Abstract:In clinical practice, electroencephalography (EEG) plays an important role in the diagnosis of epilepsy. EEG-based computer-aided diagnosis of epilepsy can greatly improve the ac-curacy of epilepsy detection while reducing the workload of physicians. However, there are many challenges in practical applications for personalized epileptic EEG detection (i.e., training of detection model for a specific person), including the difficulty in extracting effective features from one single view, the undesirable but common scenario of lacking sufficient training data in practice, and the no guarantee of identically distributed training and test data. To solve these problems, we propose a TSK fuzzy system-based epilepsy detection algorithm that integrates multi-view collaborative transfer learning.
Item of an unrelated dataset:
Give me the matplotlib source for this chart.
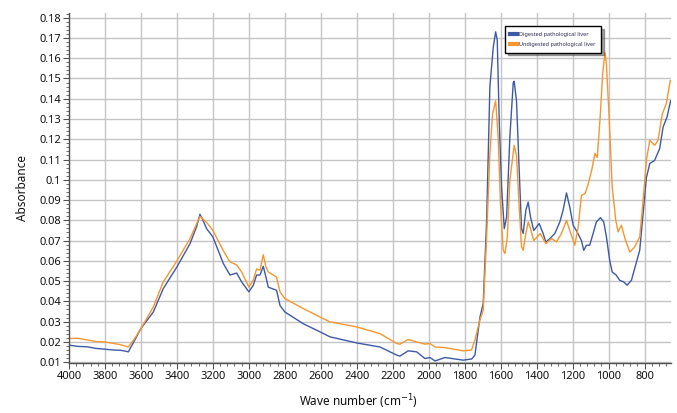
import matplotlib
matplotlib.use("Agg")
import matplotlib.pyplot as plt
from matplotlib.ticker import MultipleLocator, FuncFormatter, AutoMinorLocator

plt.rcParams['font.family'] = ['Noto Sans', 'DejaVu Sans']

# digested pathological liver (blue)
wn_dig = [4000, 3950, 3900, 3850, 3800, 3750, 3716, 3690, 3670, 3640,
          3600, 3531, 3476, 3400, 3327, 3290, 3272, 3260, 3235, 3200,
          3142, 3105, 3068, 3040, 3000, 2975, 2957, 2938, 2920, 2905,
          2892, 2846, 2827, 2800, 2698, 2605, 2549, 2400, 2271, 2178,
          2160, 2114, 2067, 2021, 1993, 1965, 1910, 1808, 1761, 1743,
          1715, 1697, 1678, 1660, 1641, 1628, 1619, 1608, 1595, 1580,
          1567, 1549, 1530, 1525, 1512, 1497, 1484, 1475, 1460, 1447,
          1434, 1416, 1386, 1364, 1349, 1326, 1299, 1271, 1253, 1234,
          1216, 1197, 1175, 1151, 1138, 1123, 1105, 1086, 1068, 1045,
          1027, 1012, 994, 980, 958, 938, 916, 897, 873, 855,
          827, 808, 790, 771, 744, 716, 697, 675, 655]
abs_dig = [0.0184, 0.0178, 0.0176, 0.0168, 0.0164, 0.0160, 0.0159, 0.0155, 0.0151, 0.0200,
           0.0266, 0.0348, 0.0463, 0.0570, 0.0685, 0.0770, 0.0830, 0.0810, 0.0759, 0.0718,
           0.0587, 0.0530, 0.0540, 0.0496, 0.0447, 0.0480, 0.0530, 0.0530, 0.0573, 0.0520,
           0.0470, 0.0455, 0.0380, 0.0348, 0.0290, 0.0250, 0.0225, 0.0195, 0.0175, 0.0135,
           0.0130, 0.0156, 0.0151, 0.0118, 0.0123, 0.0106, 0.0123, 0.0110, 0.0116, 0.0135,
           0.0323, 0.0390, 0.0800, 0.1460, 0.1655, 0.1730, 0.1690, 0.1290, 0.0964, 0.0759,
           0.0816, 0.1210, 0.1480, 0.1486, 0.1390, 0.1047, 0.0759, 0.0735, 0.0850, 0.0890,
           0.0816, 0.0750, 0.0784, 0.0735, 0.0693, 0.0710, 0.0735, 0.0792, 0.0850, 0.0935,
           0.0866, 0.0776, 0.0743, 0.0700, 0.0652, 0.0677, 0.0677, 0.0735, 0.0792, 0.0813,
           0.0792, 0.0718, 0.0603, 0.0545, 0.0530, 0.0504, 0.0496, 0.0480, 0.0504, 0.0562,
           0.0652, 0.0833, 0.1010, 0.1080, 0.1096, 0.1154, 0.1260, 0.1310, 0.1390]

# undigested pathological liver (orange)
wn_und = [4000, 3950, 3900, 3850, 3800, 3750, 3716, 3690, 3670, 3640,
          3600, 3531, 3476, 3400, 3327, 3272, 3235, 3200, 3142, 3105,
          3068, 3040, 3000, 2975, 2957, 2938, 2920, 2905, 2892, 2846,
          2827, 2800, 2698, 2605, 2549, 2400, 2271, 2178, 2160, 2114,
          2067, 2021, 1993, 1965, 1910, 1808, 1762, 1743, 1715, 1697,
          1678, 1660, 1645, 1628, 1614, 1601, 1586, 1576, 1563, 1549,
          1525, 1512, 1497, 1484, 1475, 1460, 1447, 1434, 1416, 1380,
          1349, 1317, 1290, 1262, 1234, 1216, 1188, 1169, 1151, 1131,
          1113, 1094, 1076, 1063, 1048, 1033, 1020, 1012, 997, 980,
          960, 947, 929, 909, 882, 855, 827, 808, 790, 771,
          744, 725, 701, 679, 657]
abs_und = [0.0217, 0.0218, 0.0210, 0.0202, 0.0200, 0.0192, 0.0187, 0.0180, 0.0175, 0.0210,
           0.0266, 0.0373, 0.0496, 0.0600, 0.0710, 0.0820, 0.0790, 0.0750, 0.0650, 0.0595,
           0.0580, 0.0545, 0.0470, 0.0505, 0.0560, 0.0554, 0.0630, 0.0570, 0.0545, 0.0520,
           0.0447, 0.0414, 0.0365, 0.0323, 0.0299, 0.0274, 0.0241, 0.0192, 0.0189, 0.0212,
           0.0200, 0.0189, 0.0192, 0.0175, 0.0172, 0.0156, 0.0160, 0.0210, 0.0310, 0.0356,
           0.0718, 0.1130, 0.1326, 0.1390, 0.1210, 0.0883, 0.0652, 0.0636, 0.0718, 0.0997,
           0.1170, 0.1120, 0.0866, 0.0669, 0.0652, 0.0735, 0.0792, 0.0759, 0.0700, 0.0735,
           0.0685, 0.0710, 0.0693, 0.0735, 0.0800, 0.0750, 0.0677, 0.0767, 0.0923, 0.0932,
           0.0980, 0.1047, 0.1130, 0.1110, 0.1293, 0.1520, 0.1630, 0.1570, 0.1310, 0.0964,
           0.0800, 0.0743, 0.0776, 0.0710, 0.0643, 0.0669, 0.0718, 0.0899, 0.1096, 0.1195,
           0.1170, 0.1195, 0.1326, 0.1376, 0.1490]

BLUE = "#3D5AA6"
ORANGE = "#F5962F"
AXC = "#505050"

fig = plt.figure(figsize=(6.77, 4.13), dpi=100)
ax = fig.add_axes([69 / 677, 1 - 363 / 413, (671 - 69) / 677, (363 - 13) / 413])

ax.plot(wn_dig, abs_dig, color=BLUE, lw=1.0, label="Digested pathological liver")
ax.plot(wn_und, abs_und, color=ORANGE, lw=1.0, label="Undigested pathological liver")

ax.set_xlim(4000, 653)
ax.set_ylim(0.0096, 0.1823)
ax.xaxis.set_major_locator(MultipleLocator(200))
ax.xaxis.set_minor_locator(AutoMinorLocator(5))
ax.yaxis.set_major_locator(MultipleLocator(0.01))
ax.yaxis.set_minor_locator(AutoMinorLocator(5))
ax.yaxis.set_major_formatter(FuncFormatter(lambda v, _: f"{v:.2f}".rstrip("0")))
ax.xaxis.set_major_formatter(FuncFormatter(lambda v, _: f"{v:.0f}"))

ax.grid(True, which="major", color="#C4C4C4", lw=1.0)
ax.set_axisbelow(True)
for s in ("top", "right"):
    ax.spines[s].set_visible(False)
for s in ("left", "bottom"):
    ax.spines[s].set_color(AXC)
    ax.spines[s].set_linewidth(1.0)
ax.tick_params(which="major", length=4, width=0.8, color=AXC, labelsize=8, labelcolor="#111111", pad=1.5)
ax.tick_params(which="minor", length=2, width=0.6, color=AXC)

ax.set_xlabel("Wave number (cm$^{-1}$)", fontsize=8.5, color="#111111")
ax.set_ylabel("Absorbance", fontsize=8.5, color="#111111")
ax.xaxis.set_label_coords(0.48, -0.083)
ax.yaxis.set_label_coords(-0.067, 0.5)

leg = ax.legend(loc="upper left", bbox_to_anchor=(0.724, 0.962), borderaxespad=0,
                fontsize=4.0, frameon=True, fancybox=False, shadow=True,
                handlelength=1.2, handletextpad=0.35, borderpad=1.0, labelspacing=0.95)
leg.get_frame().set_edgecolor("black")
leg.get_frame().set_linewidth(1.0)
for h in leg.legend_handles:
    h.set_linewidth(3)
for t in leg.get_texts():
    t.set_color("#2A2850")

fig.savefig("out.png", dpi=100)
To address the challenge due to the limitation of single-view features, multi-view learning ensures the diversity of features by extracting them from different views. The lack of training data for building a personalized detection model is tackled by leveraging the knowledge from the source domain (reference scene) to enhance the performance of the target domain (current scene of interest), where mismatch of data distributions between the two domains is resolved with adaption technique based on maximum mean discrepancy. Notably, the transfer learning and multi-view feature extraction are performed at the same time. Furthermore, the fuzzy rules of the TSK fuzzy system equip the model with strong fuzzy logic inference capability. Hence, the proposed method has the potential to detect epileptic EEG signals effectively, which is demonstrated with the positive results from a large number of experiments on the CHB-MIT dataset.